Silence Fright

the_silence_of_the_lambs_poster

One of my first publications was a letter to the editor. The newspaper was The Scotsman, Edinburgh’s daily. We’d been hearing on the BBC that a new movie, The Silence of the Lambs, had inspired Milwaukee serial killer Jeffrey Dahmer in his gruesome habit of cannibalism. For whatever reason, the Dahmer case had a real fascination for the British. My letter, a rather young attempt to promote an important cause, suggested that such movies could be very dangerous. In the many years since then I’ve read quite a bit about horror films and their effects on people and have come to the conclusion that they don’t cause the crimes. The reasons are much more complex than simply watching a movie since most people who see them don’t “go and do likewise.” When I told friends in Edinburgh that I’d found a teaching job in Wisconsin they said “hopefully not near where that cannibal lived.” Of course Nashotah House is not far from Milwaukee.

My personal embargo of The Silence of the Lambs ran up against my current research project, which involves horror movies. Thinking it over in what I hope is a rational way, I decided that I needed to see my bête noire. Besides, while living in Wisconsin I had learned about Ed Gein, the local serial killer who’d inspired Psycho, a movie I had seen with no ill effects while in college. Movies are as much a part of life as cars and taxes and all kinds of things that impact our ways of thinking. I was surprised at how well done Silence is and the number of references it had spawned that I had missed for the past couple of decades. It won’t be my favorite film, but I’m not afraid of it any more.

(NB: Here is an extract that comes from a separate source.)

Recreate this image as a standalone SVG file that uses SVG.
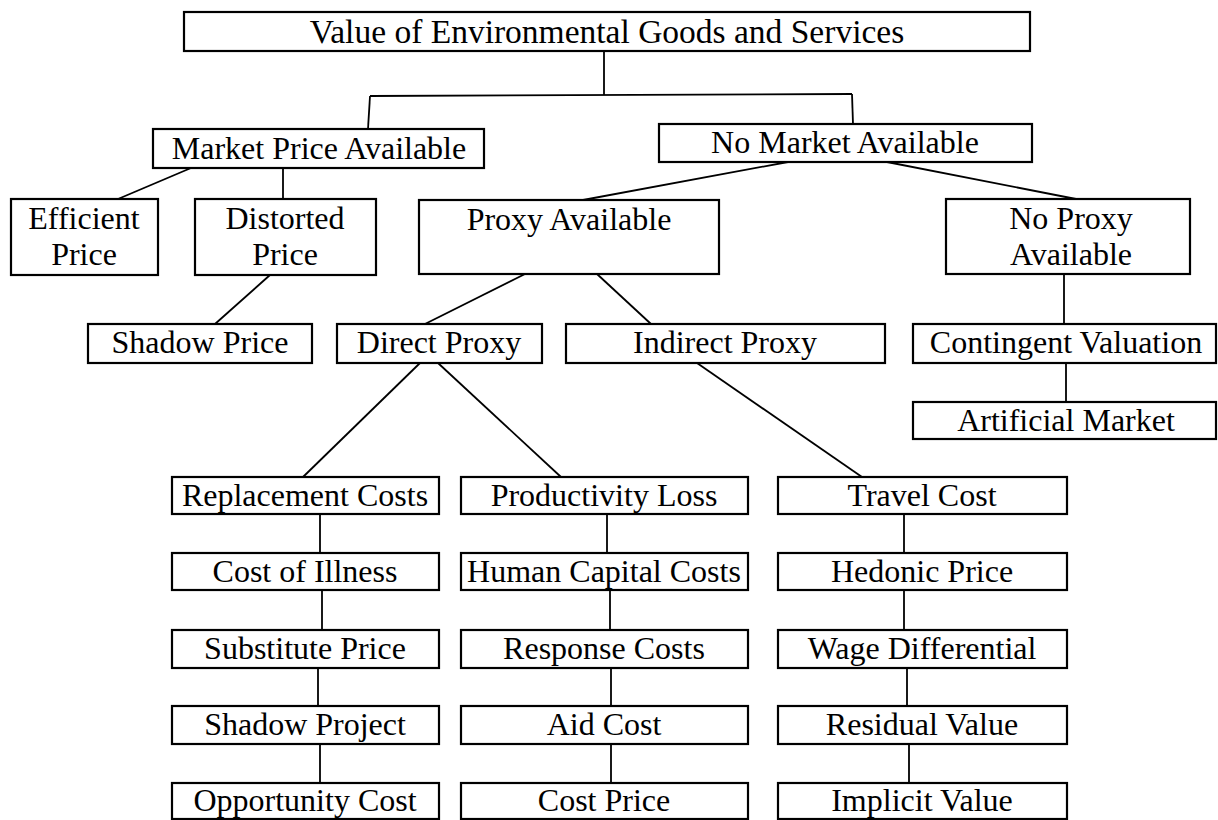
<svg xmlns="http://www.w3.org/2000/svg" width="1218" height="820" viewBox="0 0 1218 820">
<style>
rect{fill:#fff;stroke:#000;stroke-width:2.2}
text{font-family:"Liberation Serif","Times New Roman",serif;font-size:32px;fill:#000;text-anchor:middle}
#connectors line{stroke:#000;stroke-width:1.8}
</style>
<rect x="0" y="0" width="1218" height="820" style="stroke:none"/>
<g id="connectors">
<line x1="604" y1="51" x2="604" y2="95"/>
<line x1="370" y1="96" x2="852" y2="94"/>
<line x1="370" y1="96" x2="368" y2="129"/>
<line x1="852" y1="94" x2="853" y2="124"/>
<line x1="191" y1="168" x2="118" y2="199"/>
<line x1="283" y1="168" x2="283" y2="199"/>
<line x1="270" y1="275" x2="215" y2="324"/>
<line x1="788" y1="162" x2="583" y2="200"/>
<line x1="887" y1="162" x2="1076" y2="199"/>
<line x1="525" y1="274" x2="425" y2="324"/>
<line x1="597" y1="274" x2="651" y2="324"/>
<line x1="1064" y1="274" x2="1064" y2="324"/>
<line x1="1066" y1="363" x2="1066" y2="402"/>
<line x1="420" y1="363" x2="303" y2="477"/>
<line x1="438" y1="363" x2="561" y2="477"/>
<line x1="697" y1="363" x2="862" y2="477"/>
<line x1="320" y1="514" x2="320" y2="553"/>
<line x1="322" y1="590" x2="322" y2="630"/>
<line x1="318" y1="668" x2="318" y2="706"/>
<line x1="320" y1="744" x2="320" y2="783"/>
<line x1="607" y1="514" x2="607" y2="553"/>
<line x1="610" y1="590" x2="610" y2="630"/>
<line x1="611" y1="668" x2="611" y2="706"/>
<line x1="611" y1="744" x2="611" y2="783"/>
<line x1="904" y1="514" x2="904" y2="553"/>
<line x1="904" y1="590" x2="904" y2="630"/>
<line x1="907" y1="668" x2="907" y2="706"/>
<line x1="909" y1="744" x2="909" y2="783"/>
</g>
<g id="n-root"><rect x="184" y="12" width="846" height="39"/><text x="607" y="43" style="font-size:33.5px">Value of Environmental Goods and Services</text></g>
<g id="n-market"><rect x="153" y="129" width="331" height="39"/><text x="319" y="159">Market Price Available</text></g>
<g id="n-nomarket"><rect x="659" y="124" width="373" height="38"/><text x="845" y="153">No Market Available</text></g>
<g id="n-efficient"><rect x="11" y="199" width="147" height="76"/><text x="84" y="229">Efficient</text><text x="84" y="265">Price</text></g>
<g id="n-distorted"><rect x="195" y="199" width="181" height="76"/><text x="285" y="229">Distorted</text><text x="285" y="265">Price</text></g>
<g id="n-proxy"><rect x="419" y="200" width="300" height="74"/><text x="569" y="230">Proxy Available</text></g>
<g id="n-noproxy"><rect x="946" y="199" width="244" height="75"/><text x="1071" y="229">No Proxy</text><text x="1071" y="265">Available</text></g>
<g id="n-shadowprice"><rect x="88" y="324" width="224" height="39"/><text x="200" y="353">Shadow Price</text></g>
<g id="n-direct"><rect x="337" y="324" width="205" height="39"/><text x="439" y="353">Direct Proxy</text></g>
<g id="n-indirect"><rect x="566" y="324" width="319" height="39"/><text x="725" y="353">Indirect Proxy</text></g>
<g id="n-contingent"><rect x="913" y="324" width="303" height="39"/><text x="1066" y="353">Contingent Valuation</text></g>
<g id="n-artificial"><rect x="913" y="402" width="303" height="37"/><text x="1066" y="431">Artificial Market</text></g>
<g id="n-replacement"><rect x="172" y="477" width="267" height="37"/><text x="305" y="506">Replacement Costs</text></g>
<g id="n-illness"><rect x="172" y="553" width="267" height="37"/><text x="305" y="582">Cost of Illness</text></g>
<g id="n-substitute"><rect x="172" y="630" width="267" height="38"/><text x="305" y="659">Substitute Price</text></g>
<g id="n-shadowproject"><rect x="172" y="706" width="267" height="38"/><text x="305" y="735">Shadow Project</text></g>
<g id="n-opportunity"><rect x="172" y="783" width="267" height="36"/><text x="305" y="811">Opportunity Cost</text></g>
<g id="n-productivity"><rect x="461" y="477" width="287" height="37"/><text x="604" y="506">Productivity Loss</text></g>
<g id="n-humancapital"><rect x="461" y="553" width="287" height="37"/><text x="604" y="582">Human Capital Costs</text></g>
<g id="n-response"><rect x="461" y="630" width="287" height="38"/><text x="604" y="659">Response Costs</text></g>
<g id="n-aid"><rect x="461" y="706" width="287" height="38"/><text x="604" y="735">Aid Cost</text></g>
<g id="n-costprice"><rect x="461" y="783" width="287" height="36"/><text x="604" y="811">Cost Price</text></g>
<g id="n-travel"><rect x="778" y="477" width="289" height="37"/><text x="922" y="506">Travel Cost</text></g>
<g id="n-hedonic"><rect x="778" y="553" width="289" height="37"/><text x="922" y="582">Hedonic Price</text></g>
<g id="n-wage"><rect x="778" y="630" width="289" height="38"/><text x="922" y="659">Wage Differential</text></g>
<g id="n-residual"><rect x="778" y="706" width="289" height="38"/><text x="922" y="735">Residual Value</text></g>
<g id="n-implicit"><rect x="778" y="783" width="289" height="36"/><text x="922" y="811">Implicit Value</text></g>
</svg>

The concept of relying on a criminal to catch a criminal is a classic theme, of course. And since the release of this movie some which are much worse have come across the silver screen. We play our anxieties out for all to see. Hannibal Lecter, the cultured killer, is an ambivalent character—a savior criminal. There’s a strange comfort in knowing he has the knowledge to save lives as much as he has the desire to take them. In fact, there’s an element of the divine in that. The capricious nature of a power that has the ability to give and to take is one with which religions constantly deal. Yes, The Silence of the Lambs is a scary movie. The reasons, however, lie more with implications than with imitations.

2 responses to “Silence Fright

  1. It is a brilliant film, based on a brilliant book. The book-sequel, Hannibal, is also excellent, but the film-sequel (without the intelligence and restraint of Demme and Foster) is a disappointment in many respects.

    Silence of the Lambs has certainly had a huge influence on popular culture, with serial killer fiction borrowing hugely from the horror and shock elements – but failing to match the depth and insight of Thomas Harris’s writing.

    Hannibal as a character is fascinating for me, because he is a creature of superior intelligence and capability, a very self-aware predator and literally above us on the food chain. Indeed, many vampire tropes would fit very well with him.

    Like

    • Quite so, Frank. It came out when I was living overseas and, interestingly, that influenced my outlook on it. Several people have encouraged me to read Harris’s books, and I suspect I should. Thanks for the further nudge in that direction!